OBJECTIVE: Output nothing but the lines from the one with "Reproduce this chart with matplotlib." through the one with "art.set_clip_on(False)", including both. Leave the pictures out of the copy.

THE DATA:
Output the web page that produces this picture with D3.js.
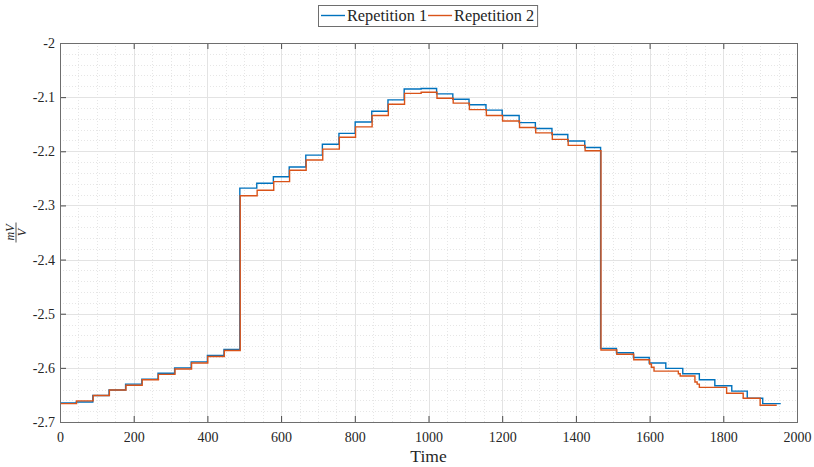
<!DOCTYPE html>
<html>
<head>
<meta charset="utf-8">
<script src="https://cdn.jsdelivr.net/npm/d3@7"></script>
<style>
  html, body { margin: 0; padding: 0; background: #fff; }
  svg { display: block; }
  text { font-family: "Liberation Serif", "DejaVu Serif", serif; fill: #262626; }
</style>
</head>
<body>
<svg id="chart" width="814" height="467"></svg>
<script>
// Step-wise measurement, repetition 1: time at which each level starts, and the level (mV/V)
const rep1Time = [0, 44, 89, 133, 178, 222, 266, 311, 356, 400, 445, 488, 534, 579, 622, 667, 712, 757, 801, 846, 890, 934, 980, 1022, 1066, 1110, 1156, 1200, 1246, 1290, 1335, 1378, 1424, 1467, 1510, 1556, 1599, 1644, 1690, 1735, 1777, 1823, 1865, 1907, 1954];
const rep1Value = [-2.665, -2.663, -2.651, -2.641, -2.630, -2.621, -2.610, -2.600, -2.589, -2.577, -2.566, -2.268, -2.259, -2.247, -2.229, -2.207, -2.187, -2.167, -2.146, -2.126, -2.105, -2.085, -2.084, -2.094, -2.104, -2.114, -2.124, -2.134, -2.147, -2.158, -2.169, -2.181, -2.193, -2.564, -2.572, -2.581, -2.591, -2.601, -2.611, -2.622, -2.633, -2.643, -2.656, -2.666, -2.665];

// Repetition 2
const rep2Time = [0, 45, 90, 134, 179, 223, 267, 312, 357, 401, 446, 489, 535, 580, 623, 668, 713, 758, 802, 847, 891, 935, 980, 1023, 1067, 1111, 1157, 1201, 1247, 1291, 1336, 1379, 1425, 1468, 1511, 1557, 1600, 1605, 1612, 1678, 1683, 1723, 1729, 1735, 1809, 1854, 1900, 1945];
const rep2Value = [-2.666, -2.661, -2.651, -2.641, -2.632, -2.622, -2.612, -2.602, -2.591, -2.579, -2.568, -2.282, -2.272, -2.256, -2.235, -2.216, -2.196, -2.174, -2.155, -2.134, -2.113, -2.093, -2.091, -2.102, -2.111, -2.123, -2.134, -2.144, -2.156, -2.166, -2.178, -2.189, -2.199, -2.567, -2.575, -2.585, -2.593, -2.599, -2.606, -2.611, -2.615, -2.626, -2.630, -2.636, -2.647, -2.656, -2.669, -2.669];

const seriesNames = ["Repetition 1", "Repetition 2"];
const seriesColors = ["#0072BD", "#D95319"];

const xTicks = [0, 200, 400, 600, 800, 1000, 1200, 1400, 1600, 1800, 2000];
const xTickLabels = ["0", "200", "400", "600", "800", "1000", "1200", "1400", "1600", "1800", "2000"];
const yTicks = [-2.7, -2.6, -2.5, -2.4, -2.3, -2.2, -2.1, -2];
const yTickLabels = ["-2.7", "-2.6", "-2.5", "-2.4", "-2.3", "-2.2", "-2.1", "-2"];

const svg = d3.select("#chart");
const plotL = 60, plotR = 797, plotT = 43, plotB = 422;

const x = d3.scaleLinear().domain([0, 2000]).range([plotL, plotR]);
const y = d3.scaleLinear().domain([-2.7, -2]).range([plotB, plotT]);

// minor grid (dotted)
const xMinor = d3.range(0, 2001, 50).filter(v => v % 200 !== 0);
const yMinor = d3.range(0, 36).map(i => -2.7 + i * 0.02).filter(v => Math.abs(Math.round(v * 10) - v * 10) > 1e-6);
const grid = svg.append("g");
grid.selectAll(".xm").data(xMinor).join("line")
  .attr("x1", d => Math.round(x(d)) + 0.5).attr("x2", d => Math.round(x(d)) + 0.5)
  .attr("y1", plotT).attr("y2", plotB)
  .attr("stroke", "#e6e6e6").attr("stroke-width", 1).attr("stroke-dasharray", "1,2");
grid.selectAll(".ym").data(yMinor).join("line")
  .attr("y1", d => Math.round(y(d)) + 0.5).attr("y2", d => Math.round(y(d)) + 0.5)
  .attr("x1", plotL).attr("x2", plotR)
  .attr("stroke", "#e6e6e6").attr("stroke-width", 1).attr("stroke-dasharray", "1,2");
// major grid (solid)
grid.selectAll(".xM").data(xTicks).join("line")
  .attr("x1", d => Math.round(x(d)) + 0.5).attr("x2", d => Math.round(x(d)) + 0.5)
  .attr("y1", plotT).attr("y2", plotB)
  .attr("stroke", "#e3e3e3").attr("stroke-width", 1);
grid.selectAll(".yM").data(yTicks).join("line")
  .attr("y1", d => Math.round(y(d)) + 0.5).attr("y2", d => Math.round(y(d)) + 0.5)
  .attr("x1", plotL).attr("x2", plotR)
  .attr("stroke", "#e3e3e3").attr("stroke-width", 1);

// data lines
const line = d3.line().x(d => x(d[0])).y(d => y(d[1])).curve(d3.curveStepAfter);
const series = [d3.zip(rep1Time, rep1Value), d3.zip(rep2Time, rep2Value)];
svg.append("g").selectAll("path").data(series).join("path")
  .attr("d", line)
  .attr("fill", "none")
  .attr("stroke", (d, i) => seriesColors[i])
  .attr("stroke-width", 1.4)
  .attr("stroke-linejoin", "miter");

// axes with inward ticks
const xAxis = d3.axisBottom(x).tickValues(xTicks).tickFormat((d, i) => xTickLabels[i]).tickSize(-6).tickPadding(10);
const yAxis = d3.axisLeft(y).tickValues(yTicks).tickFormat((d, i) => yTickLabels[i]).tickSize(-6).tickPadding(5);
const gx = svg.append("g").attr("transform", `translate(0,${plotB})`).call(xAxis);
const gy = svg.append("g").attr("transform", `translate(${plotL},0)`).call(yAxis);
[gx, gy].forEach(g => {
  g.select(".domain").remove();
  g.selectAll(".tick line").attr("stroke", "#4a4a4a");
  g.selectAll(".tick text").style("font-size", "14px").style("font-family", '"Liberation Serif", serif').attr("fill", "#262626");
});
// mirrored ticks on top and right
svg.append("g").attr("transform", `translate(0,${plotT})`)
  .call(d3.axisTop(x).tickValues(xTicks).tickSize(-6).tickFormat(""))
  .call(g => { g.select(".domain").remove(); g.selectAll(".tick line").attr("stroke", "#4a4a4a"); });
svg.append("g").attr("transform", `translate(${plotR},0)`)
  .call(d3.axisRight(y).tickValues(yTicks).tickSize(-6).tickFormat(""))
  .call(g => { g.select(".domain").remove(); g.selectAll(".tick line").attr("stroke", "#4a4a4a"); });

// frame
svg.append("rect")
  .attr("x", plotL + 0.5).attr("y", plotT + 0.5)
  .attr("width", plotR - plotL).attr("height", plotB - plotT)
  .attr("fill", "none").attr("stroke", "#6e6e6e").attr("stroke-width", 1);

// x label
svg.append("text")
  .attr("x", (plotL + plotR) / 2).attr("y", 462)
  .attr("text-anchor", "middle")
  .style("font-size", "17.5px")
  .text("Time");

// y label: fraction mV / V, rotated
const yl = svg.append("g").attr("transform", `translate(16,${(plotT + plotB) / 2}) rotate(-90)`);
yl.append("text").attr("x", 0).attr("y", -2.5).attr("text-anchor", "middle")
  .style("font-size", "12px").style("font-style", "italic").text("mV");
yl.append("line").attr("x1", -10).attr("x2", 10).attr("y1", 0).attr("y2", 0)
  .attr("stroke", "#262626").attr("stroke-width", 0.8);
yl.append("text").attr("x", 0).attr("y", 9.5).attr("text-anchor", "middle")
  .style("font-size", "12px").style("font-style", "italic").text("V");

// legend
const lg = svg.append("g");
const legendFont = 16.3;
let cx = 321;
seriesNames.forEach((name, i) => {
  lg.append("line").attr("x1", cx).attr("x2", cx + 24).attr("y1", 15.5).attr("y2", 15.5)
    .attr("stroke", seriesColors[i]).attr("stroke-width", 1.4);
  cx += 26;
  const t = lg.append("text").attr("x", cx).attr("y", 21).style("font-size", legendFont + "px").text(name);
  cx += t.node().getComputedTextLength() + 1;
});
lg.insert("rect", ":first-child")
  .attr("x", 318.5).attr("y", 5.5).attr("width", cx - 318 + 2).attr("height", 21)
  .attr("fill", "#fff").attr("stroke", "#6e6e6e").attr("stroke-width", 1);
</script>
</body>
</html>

---

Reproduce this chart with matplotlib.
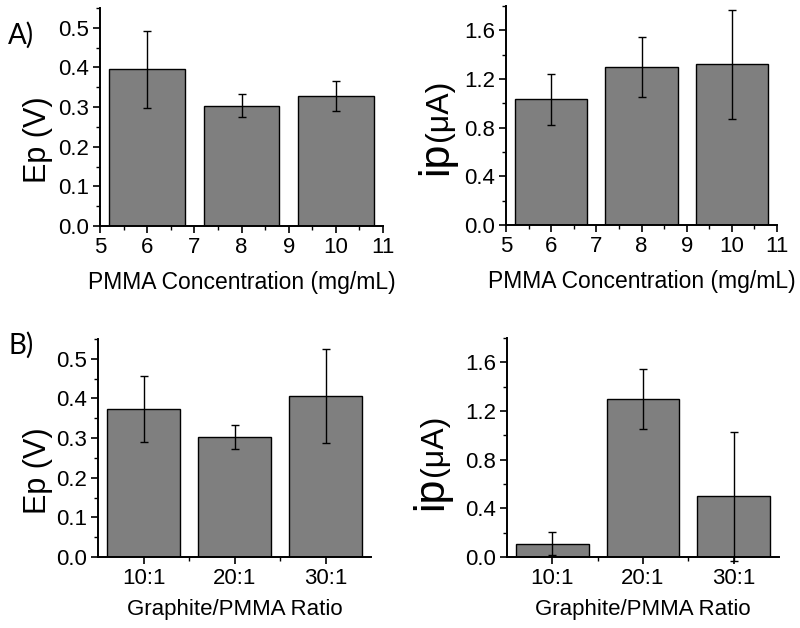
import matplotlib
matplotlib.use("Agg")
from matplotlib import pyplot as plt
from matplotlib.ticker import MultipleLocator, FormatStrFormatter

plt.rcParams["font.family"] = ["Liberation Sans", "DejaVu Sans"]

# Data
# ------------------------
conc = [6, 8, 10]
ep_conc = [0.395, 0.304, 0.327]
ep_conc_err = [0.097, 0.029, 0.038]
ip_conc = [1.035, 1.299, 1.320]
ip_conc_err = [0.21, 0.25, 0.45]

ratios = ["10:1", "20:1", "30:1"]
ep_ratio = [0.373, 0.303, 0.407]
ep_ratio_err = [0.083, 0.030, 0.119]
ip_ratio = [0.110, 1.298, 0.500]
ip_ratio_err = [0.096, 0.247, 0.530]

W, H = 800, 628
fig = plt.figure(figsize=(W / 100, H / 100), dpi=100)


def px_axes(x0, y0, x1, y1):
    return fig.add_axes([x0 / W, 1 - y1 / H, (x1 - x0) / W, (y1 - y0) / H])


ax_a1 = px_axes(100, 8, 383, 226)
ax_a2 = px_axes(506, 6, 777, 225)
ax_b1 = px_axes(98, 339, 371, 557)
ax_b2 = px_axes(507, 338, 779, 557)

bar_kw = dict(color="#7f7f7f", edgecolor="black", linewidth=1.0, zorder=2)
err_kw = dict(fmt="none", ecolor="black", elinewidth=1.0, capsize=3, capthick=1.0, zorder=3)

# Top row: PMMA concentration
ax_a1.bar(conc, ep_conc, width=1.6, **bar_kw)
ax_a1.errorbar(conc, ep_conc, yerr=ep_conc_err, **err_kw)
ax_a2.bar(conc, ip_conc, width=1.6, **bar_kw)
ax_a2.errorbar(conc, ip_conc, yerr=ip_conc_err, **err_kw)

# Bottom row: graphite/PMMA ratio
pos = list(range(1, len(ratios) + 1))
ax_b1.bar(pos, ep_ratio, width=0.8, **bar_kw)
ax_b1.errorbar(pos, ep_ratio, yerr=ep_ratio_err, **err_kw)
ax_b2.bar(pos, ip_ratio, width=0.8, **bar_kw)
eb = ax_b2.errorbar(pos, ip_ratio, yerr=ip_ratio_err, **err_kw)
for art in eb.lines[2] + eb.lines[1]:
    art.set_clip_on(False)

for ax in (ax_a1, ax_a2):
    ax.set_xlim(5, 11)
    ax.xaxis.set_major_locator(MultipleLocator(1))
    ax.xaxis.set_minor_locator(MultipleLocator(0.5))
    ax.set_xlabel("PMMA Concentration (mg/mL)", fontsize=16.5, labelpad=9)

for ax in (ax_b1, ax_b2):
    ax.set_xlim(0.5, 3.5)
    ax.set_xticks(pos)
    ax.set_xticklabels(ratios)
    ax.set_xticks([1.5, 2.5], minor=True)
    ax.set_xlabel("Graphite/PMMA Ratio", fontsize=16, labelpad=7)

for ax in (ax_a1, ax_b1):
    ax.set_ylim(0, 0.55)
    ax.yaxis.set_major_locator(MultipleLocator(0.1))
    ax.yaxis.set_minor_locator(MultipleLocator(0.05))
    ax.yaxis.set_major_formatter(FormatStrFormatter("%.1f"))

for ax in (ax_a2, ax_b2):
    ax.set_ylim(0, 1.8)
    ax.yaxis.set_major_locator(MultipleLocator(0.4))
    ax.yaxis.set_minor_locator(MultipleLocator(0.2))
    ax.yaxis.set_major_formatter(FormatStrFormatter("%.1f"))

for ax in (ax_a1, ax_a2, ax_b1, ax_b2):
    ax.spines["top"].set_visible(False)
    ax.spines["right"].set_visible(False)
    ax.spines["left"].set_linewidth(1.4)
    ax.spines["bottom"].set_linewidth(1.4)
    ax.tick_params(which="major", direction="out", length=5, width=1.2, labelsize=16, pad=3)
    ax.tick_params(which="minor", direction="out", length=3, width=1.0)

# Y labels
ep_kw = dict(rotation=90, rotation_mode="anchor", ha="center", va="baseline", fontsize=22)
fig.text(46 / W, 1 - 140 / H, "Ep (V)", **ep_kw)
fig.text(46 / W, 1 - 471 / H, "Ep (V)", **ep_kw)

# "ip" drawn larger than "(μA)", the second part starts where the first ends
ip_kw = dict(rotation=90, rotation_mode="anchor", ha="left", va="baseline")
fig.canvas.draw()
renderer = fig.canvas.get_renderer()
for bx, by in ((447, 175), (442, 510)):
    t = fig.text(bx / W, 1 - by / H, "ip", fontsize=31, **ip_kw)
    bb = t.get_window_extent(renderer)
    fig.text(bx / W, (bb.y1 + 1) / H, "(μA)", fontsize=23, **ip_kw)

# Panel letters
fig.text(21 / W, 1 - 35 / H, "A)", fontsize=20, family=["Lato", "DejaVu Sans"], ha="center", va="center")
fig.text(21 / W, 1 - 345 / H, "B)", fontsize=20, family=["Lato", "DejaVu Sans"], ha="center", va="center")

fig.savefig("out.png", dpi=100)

FULL OUTPUT:
Reproduce this chart with matplotlib.
import matplotlib
matplotlib.use("Agg")
from matplotlib import pyplot as plt
from matplotlib.ticker import MultipleLocator, FormatStrFormatter

plt.rcParams["font.family"] = ["Liberation Sans", "DejaVu Sans"]

# Data
# ------------------------
conc = [6, 8, 10]
ep_conc = [0.395, 0.304, 0.327]
ep_conc_err = [0.097, 0.029, 0.038]
ip_conc = [1.035, 1.299, 1.320]
ip_conc_err = [0.21, 0.25, 0.45]

ratios = ["10:1", "20:1", "30:1"]
ep_ratio = [0.373, 0.303, 0.407]
ep_ratio_err = [0.083, 0.030, 0.119]
ip_ratio = [0.110, 1.298, 0.500]
ip_ratio_err = [0.096, 0.247, 0.530]

W, H = 800, 628
fig = plt.figure(figsize=(W / 100, H / 100), dpi=100)


def px_axes(x0, y0, x1, y1):
    return fig.add_axes([x0 / W, 1 - y1 / H, (x1 - x0) / W, (y1 - y0) / H])


ax_a1 = px_axes(100, 8, 383, 226)
ax_a2 = px_axes(506, 6, 777, 225)
ax_b1 = px_axes(98, 339, 371, 557)
ax_b2 = px_axes(507, 338, 779, 557)

bar_kw = dict(color="#7f7f7f", edgecolor="black", linewidth=1.0, zorder=2)
err_kw = dict(fmt="none", ecolor="black", elinewidth=1.0, capsize=3, capthick=1.0, zorder=3)

# Top row: PMMA concentration
ax_a1.bar(conc, ep_conc, width=1.6, **bar_kw)
ax_a1.errorbar(conc, ep_conc, yerr=ep_conc_err, **err_kw)
ax_a2.bar(conc, ip_conc, width=1.6, **bar_kw)
ax_a2.errorbar(conc, ip_conc, yerr=ip_conc_err, **err_kw)

# Bottom row: graphite/PMMA ratio
pos = list(range(1, len(ratios) + 1))
ax_b1.bar(pos, ep_ratio, width=0.8, **bar_kw)
ax_b1.errorbar(pos, ep_ratio, yerr=ep_ratio_err, **err_kw)
ax_b2.bar(pos, ip_ratio, width=0.8, **bar_kw)
eb = ax_b2.errorbar(pos, ip_ratio, yerr=ip_ratio_err, **err_kw)
for art in eb.lines[2] + eb.lines[1]:
    art.set_clip_on(False)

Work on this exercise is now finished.